>>>

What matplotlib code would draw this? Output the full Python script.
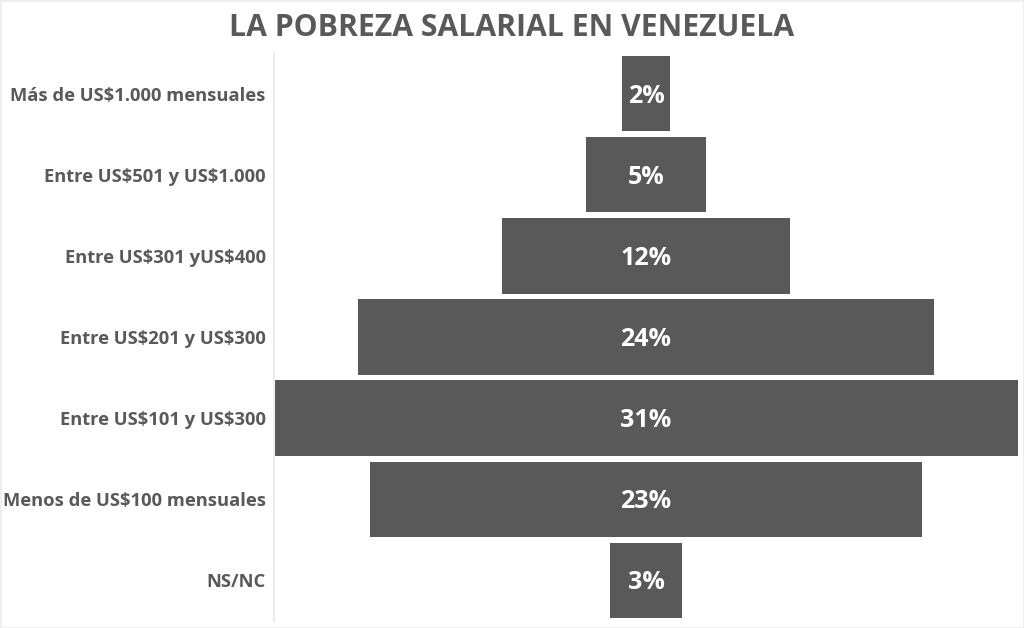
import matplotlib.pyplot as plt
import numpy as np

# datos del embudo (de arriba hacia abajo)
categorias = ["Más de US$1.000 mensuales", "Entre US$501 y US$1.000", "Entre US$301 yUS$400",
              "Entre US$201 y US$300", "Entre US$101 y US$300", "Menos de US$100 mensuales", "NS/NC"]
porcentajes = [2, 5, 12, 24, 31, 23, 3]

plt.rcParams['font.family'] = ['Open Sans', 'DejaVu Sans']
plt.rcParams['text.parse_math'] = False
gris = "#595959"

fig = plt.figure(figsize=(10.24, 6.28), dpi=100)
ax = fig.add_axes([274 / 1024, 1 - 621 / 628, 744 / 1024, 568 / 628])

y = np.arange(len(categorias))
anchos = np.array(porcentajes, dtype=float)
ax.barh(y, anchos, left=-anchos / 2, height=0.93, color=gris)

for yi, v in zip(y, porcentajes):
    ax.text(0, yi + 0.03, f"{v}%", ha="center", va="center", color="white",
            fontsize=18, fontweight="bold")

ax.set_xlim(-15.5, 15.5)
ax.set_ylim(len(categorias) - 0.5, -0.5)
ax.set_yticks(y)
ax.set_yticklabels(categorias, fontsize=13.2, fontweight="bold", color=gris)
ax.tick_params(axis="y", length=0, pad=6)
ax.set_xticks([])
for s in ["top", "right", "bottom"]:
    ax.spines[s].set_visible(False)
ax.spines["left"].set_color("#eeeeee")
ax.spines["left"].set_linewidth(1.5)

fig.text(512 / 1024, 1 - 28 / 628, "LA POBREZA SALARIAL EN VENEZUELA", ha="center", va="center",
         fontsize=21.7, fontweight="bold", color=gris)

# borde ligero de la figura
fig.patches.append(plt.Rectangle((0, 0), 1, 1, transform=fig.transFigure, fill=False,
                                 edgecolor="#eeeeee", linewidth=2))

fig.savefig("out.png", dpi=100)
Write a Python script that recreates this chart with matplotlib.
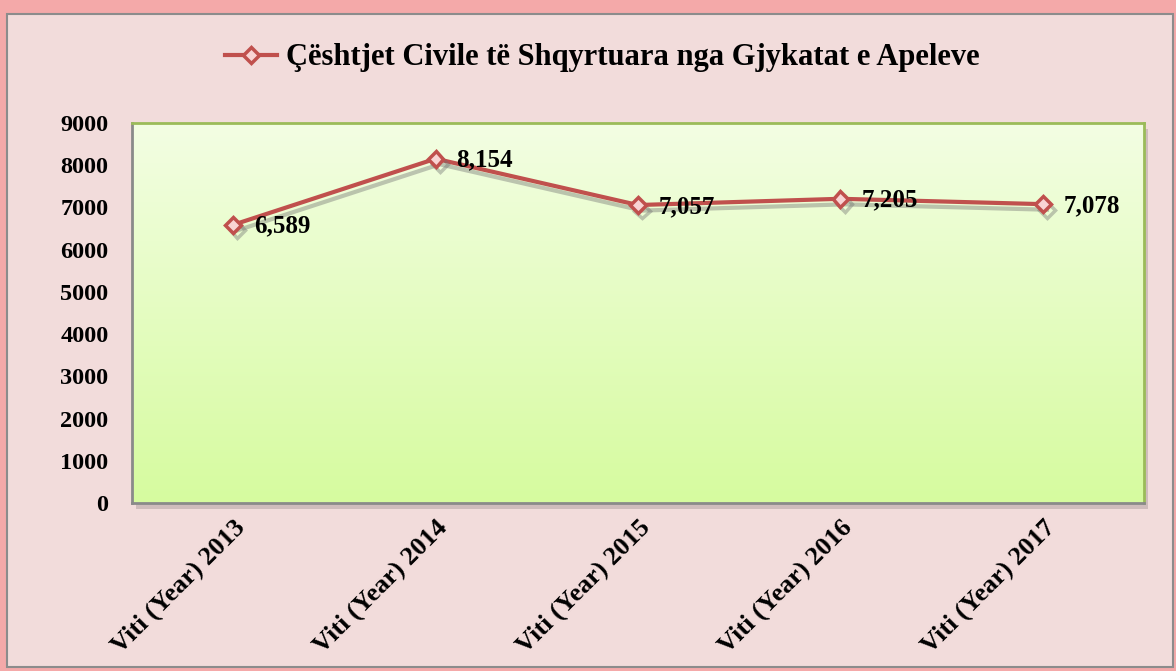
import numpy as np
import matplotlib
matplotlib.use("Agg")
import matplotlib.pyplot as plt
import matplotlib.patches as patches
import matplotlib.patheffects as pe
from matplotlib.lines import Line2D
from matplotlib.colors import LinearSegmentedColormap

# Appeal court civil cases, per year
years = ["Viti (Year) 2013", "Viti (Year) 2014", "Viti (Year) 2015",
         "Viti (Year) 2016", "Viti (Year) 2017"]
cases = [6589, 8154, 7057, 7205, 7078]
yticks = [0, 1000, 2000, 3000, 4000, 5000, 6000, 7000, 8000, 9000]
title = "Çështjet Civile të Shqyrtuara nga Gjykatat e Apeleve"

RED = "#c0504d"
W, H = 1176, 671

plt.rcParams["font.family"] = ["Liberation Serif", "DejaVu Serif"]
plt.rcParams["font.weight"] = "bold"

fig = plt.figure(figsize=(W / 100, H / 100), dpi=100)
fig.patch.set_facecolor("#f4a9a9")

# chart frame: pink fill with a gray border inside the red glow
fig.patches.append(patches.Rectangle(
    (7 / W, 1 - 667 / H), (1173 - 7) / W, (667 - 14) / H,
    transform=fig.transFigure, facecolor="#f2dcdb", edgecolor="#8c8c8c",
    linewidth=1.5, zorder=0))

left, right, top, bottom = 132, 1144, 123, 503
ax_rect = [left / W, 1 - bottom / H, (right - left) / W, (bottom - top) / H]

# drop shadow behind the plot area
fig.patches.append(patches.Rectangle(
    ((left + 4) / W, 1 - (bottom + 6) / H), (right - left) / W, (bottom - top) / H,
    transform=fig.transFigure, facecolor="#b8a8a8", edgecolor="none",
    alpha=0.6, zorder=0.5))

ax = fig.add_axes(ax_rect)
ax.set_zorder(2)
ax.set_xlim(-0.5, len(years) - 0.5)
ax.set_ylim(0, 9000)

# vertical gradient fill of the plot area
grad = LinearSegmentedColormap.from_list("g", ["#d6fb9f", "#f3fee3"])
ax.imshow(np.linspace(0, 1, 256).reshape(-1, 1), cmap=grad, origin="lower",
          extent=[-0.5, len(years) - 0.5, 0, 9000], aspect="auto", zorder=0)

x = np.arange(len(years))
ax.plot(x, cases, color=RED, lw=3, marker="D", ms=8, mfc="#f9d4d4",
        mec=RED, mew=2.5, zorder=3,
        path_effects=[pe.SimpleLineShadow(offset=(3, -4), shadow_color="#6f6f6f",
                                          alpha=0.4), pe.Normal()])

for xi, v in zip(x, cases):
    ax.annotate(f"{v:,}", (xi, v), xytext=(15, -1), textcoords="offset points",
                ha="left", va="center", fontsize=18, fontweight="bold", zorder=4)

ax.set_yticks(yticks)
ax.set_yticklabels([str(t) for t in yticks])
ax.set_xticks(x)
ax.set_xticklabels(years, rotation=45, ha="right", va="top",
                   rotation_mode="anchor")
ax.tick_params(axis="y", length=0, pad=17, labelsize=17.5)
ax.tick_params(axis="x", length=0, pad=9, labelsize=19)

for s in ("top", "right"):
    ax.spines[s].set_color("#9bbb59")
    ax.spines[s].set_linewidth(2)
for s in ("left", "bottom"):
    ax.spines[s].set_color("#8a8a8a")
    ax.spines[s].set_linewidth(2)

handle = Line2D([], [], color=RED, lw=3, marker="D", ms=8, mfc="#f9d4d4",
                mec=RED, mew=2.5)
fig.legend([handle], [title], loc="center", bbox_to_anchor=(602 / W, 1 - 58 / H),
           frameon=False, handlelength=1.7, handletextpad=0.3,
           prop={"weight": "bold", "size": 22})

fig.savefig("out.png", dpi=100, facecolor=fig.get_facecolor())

<<<

[What is required] Leaving out the pictures, extract the stretch from the line holding "Write a Python" through the line holding "linewidth=1.5, zorder=0))", word for word.

[Answer to the problem]
Write a Python script that recreates this chart with matplotlib.
import numpy as np
import matplotlib
matplotlib.use("Agg")
import matplotlib.pyplot as plt
import matplotlib.patches as patches
import matplotlib.patheffects as pe
from matplotlib.lines import Line2D
from matplotlib.colors import LinearSegmentedColormap

# Appeal court civil cases, per year
years = ["Viti (Year) 2013", "Viti (Year) 2014", "Viti (Year) 2015",
         "Viti (Year) 2016", "Viti (Year) 2017"]
cases = [6589, 8154, 7057, 7205, 7078]
yticks = [0, 1000, 2000, 3000, 4000, 5000, 6000, 7000, 8000, 9000]
title = "Çështjet Civile të Shqyrtuara nga Gjykatat e Apeleve"

RED = "#c0504d"
W, H = 1176, 671

plt.rcParams["font.family"] = ["Liberation Serif", "DejaVu Serif"]
plt.rcParams["font.weight"] = "bold"

fig = plt.figure(figsize=(W / 100, H / 100), dpi=100)
fig.patch.set_facecolor("#f4a9a9")

# chart frame: pink fill with a gray border inside the red glow
fig.patches.append(patches.Rectangle(
    (7 / W, 1 - 667 / H), (1173 - 7) / W, (667 - 14) / H,
    transform=fig.transFigure, facecolor="#f2dcdb", edgecolor="#8c8c8c",
    linewidth=1.5, zorder=0))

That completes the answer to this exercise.